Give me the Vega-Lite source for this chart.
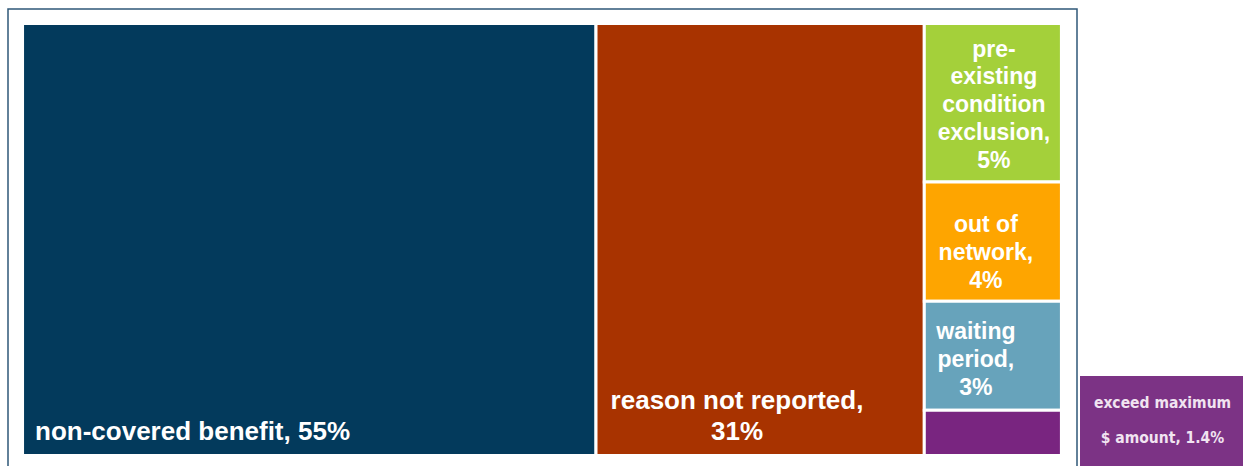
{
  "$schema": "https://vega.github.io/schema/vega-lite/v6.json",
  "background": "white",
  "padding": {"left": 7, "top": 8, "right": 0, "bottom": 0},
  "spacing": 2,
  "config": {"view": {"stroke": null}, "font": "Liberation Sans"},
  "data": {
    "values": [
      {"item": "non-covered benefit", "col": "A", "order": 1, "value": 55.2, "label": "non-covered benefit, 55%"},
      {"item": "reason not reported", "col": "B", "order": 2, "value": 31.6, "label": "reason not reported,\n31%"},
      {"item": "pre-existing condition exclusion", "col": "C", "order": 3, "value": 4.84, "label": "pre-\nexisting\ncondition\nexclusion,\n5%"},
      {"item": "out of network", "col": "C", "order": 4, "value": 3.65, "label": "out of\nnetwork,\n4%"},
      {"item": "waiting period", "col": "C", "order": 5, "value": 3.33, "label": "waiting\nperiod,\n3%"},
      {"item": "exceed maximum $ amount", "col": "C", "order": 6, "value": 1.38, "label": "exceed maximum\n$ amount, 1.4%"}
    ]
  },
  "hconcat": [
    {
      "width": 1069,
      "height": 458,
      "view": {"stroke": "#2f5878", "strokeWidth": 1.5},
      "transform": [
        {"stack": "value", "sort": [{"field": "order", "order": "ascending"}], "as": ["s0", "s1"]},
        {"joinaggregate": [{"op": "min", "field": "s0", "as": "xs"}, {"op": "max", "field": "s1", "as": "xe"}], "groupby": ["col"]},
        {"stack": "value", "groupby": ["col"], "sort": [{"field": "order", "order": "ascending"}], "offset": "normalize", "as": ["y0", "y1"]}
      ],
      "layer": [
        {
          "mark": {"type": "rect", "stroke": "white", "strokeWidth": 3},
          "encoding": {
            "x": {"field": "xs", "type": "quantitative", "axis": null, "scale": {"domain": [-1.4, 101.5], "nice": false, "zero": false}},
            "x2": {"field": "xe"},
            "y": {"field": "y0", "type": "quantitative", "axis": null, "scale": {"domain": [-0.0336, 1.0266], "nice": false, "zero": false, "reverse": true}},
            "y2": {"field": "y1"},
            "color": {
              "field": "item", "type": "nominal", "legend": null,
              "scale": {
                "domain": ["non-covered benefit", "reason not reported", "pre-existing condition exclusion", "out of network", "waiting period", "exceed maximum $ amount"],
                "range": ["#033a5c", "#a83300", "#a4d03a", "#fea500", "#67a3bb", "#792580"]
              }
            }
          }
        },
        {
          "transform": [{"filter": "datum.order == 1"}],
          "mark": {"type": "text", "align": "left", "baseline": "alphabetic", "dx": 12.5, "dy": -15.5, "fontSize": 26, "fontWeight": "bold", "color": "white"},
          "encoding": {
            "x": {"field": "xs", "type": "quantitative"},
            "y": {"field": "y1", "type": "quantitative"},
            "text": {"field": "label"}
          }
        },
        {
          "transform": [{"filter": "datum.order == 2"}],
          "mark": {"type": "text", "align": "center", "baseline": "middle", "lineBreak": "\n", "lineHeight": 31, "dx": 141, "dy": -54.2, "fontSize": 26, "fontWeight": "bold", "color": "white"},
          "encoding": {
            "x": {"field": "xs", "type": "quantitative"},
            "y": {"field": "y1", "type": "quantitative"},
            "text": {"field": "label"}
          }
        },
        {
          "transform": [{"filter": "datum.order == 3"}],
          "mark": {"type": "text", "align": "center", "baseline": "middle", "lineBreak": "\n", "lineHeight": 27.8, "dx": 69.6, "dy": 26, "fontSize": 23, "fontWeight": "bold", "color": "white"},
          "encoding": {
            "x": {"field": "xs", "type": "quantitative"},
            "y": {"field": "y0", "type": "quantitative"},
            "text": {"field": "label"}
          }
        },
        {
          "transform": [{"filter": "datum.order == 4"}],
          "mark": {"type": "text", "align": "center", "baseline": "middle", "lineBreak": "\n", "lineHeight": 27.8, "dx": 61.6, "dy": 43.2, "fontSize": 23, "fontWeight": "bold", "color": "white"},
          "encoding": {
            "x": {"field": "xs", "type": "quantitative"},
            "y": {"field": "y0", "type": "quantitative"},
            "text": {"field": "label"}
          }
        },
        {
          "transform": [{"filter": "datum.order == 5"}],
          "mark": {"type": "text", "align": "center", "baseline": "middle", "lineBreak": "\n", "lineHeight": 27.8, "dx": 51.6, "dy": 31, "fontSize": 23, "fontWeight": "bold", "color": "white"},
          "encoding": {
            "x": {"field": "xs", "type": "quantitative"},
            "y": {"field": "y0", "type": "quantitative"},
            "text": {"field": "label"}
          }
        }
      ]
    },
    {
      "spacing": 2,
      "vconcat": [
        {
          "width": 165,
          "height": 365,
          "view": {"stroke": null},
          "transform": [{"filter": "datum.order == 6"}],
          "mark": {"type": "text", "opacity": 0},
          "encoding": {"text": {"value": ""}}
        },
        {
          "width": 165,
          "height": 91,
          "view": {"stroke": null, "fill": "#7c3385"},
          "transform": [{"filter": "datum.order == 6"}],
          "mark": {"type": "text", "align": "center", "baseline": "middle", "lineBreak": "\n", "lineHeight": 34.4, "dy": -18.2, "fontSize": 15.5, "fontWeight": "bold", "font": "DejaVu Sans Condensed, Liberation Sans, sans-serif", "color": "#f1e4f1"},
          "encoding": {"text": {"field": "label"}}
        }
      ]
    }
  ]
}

> **GIVEN INSTRUCTION**
Extract all the data above exactly, excluding every picture.

> **FULL ANSWER**
Give me the Vega-Lite source for this chart.
{
  "$schema": "https://vega.github.io/schema/vega-lite/v6.json",
  "background": "white",
  "padding": {"left": 7, "top": 8, "right": 0, "bottom": 0},
  "spacing": 2,
  "config": {"view": {"stroke": null}, "font": "Liberation Sans"},
  "data": {
    "values": [
      {"item": "non-covered benefit", "col": "A", "order": 1, "value": 55.2, "label": "non-covered benefit, 55%"},
      {"item": "reason not reported", "col": "B", "order": 2, "value": 31.6, "label": "reason not reported,\n31%"},
      {"item": "pre-existing condition exclusion", "col": "C", "order": 3, "value": 4.84, "label": "pre-\nexisting\ncondition\nexclusion,\n5%"},
      {"item": "out of network", "col": "C", "order": 4, "value": 3.65, "label": "out of\nnetwork,\n4%"},
      {"item": "waiting period", "col": "C", "order": 5, "value": 3.33, "label": "waiting\nperiod,\n3%"},
      {"item": "exceed maximum $ amount", "col": "C", "order": 6, "value": 1.38, "label": "exceed maximum\n$ amount, 1.4%"}
    ]
  },
  "hconcat": [
    {
      "width": 1069,
      "height": 458,
      "view": {"stroke": "#2f5878", "strokeWidth": 1.5},
      "transform": [
        {"stack": "value", "sort": [{"field": "order", "order": "ascending"}], "as": ["s0", "s1"]},
        {"joinaggregate": [{"op": "min", "field": "s0", "as": "xs"}, {"op": "max", "field": "s1", "as": "xe"}], "groupby": ["col"]},
        {"stack": "value", "groupby": ["col"], "sort": [{"field": "order", "order": "ascending"}], "offset": "normalize", "as": ["y0", "y1"]}
      ],
      "layer": [
        {
          "mark": {"type": "rect", "stroke": "white", "strokeWidth": 3},
          "encoding": {
            "x": {"field": "xs", "type": "quantitative", "axis": null, "scale": {"domain": [-1.4, 101.5], "nice": false, "zero": false}},
            "x2": {"field": "xe"},
            "y": {"field": "y0", "type": "quantitative", "axis": null, "scale": {"domain": [-0.0336, 1.0266], "nice": false, "zero": false, "reverse": true}},
            "y2": {"field": "y1"},
            "color": {
              "field": "item", "type": "nominal", "legend": null,
              "scale": {
                "domain": ["non-covered benefit", "reason not reported", "pre-existing condition exclusion", "out of network", "waiting period", "exceed maximum $ amount"],
                "range": ["#033a5c", "#a83300", "#a4d03a", "#fea500", "#67a3bb", "#792580"]
              }
            }
          }
        },
        {
          "transform": [{"filter": "datum.order == 1"}],
          "mark": {"type": "text", "align": "left", "baseline": "alphabetic", "dx": 12.5, "dy": -15.5, "fontSize": 26, "fontWeight": "bold", "color": "white"},
          "encoding": {
            "x": {"field": "xs", "type": "quantitative"},
            "y": {"field": "y1", "type": "quantitative"},
            "text": {"field": "label"}
          }
        },
        {
          "transform": [{"filter": "datum.order == 2"}],
          "mark": {"type": "text", "align": "center", "baseline": "middle", "lineBreak": "\n", "lineHeight": 31, "dx": 141, "dy": -54.2, "fontSize": 26, "fontWeight": "bold", "color": "white"},
          "encoding": {
            "x": {"field": "xs", "type": "quantitative"},
            "y": {"field": "y1", "type": "quantitative"},
            "text": {"field": "label"}
          }
        },
        {
          "transform": [{"filter": "datum.order == 3"}],
          "mark": {"type": "text", "align": "center", "baseline": "middle", "lineBreak": "\n", "lineHeight": 27.8, "dx": 69.6, "dy": 26, "fontSize": 23, "fontWeight": "bold", "color": "white"},
          "encoding": {
            "x": {"field": "xs", "type": "quantitative"},
            "y": {"field": "y0", "type": "quantitative"},
            "text": {"field": "label"}
          }
        },
        {
          "transform": [{"filter": "datum.order == 4"}],
          "mark": {"type": "text", "align": "center", "baseline": "middle", "lineBreak": "\n", "lineHeight": 27.8, "dx": 61.6, "dy": 43.2, "fontSize": 23, "fontWeight": "bold", "color": "white"},
          "encoding": {
            "x": {"field": "xs", "type": "quantitative"},
            "y": {"field": "y0", "type": "quantitative"},
            "text": {"field": "label"}
          }
        },
        {
          "transform": [{"filter": "datum.order == 5"}],
          "mark": {"type": "text", "align": "center", "baseline": "middle", "lineBreak": "\n", "lineHeight": 27.8, "dx": 51.6, "dy": 31, "fontSize": 23, "fontWeight": "bold", "color": "white"},
          "encoding": {
            "x": {"field": "xs", "type": "quantitative"},
            "y": {"field": "y0", "type": "quantitative"},
            "text": {"field": "label"}
          }
        }
      ]
    },
    {
      "spacing": 2,
      "vconcat": [
        {
          "width": 165,
          "height": 365,
          "view": {"stroke": null},
          "transform": [{"filter": "datum.order == 6"}],
          "mark": {"type": "text", "opacity": 0},
          "encoding": {"text": {"value": ""}}
        },
        {
          "width": 165,
          "height": 91,
          "view": {"stroke": null, "fill": "#7c3385"},
          "transform": [{"filter": "datum.order == 6"}],
          "mark": {"type": "text", "align": "center", "baseline": "middle", "lineBreak": "\n", "lineHeight": 34.4, "dy": -18.2, "fontSize": 15.5, "fontWeight": "bold", "font": "DejaVu Sans Condensed, Liberation Sans, sans-serif", "color": "#f1e4f1"},
          "encoding": {"text": {"field": "label"}}
        }
      ]
    }
  ]
}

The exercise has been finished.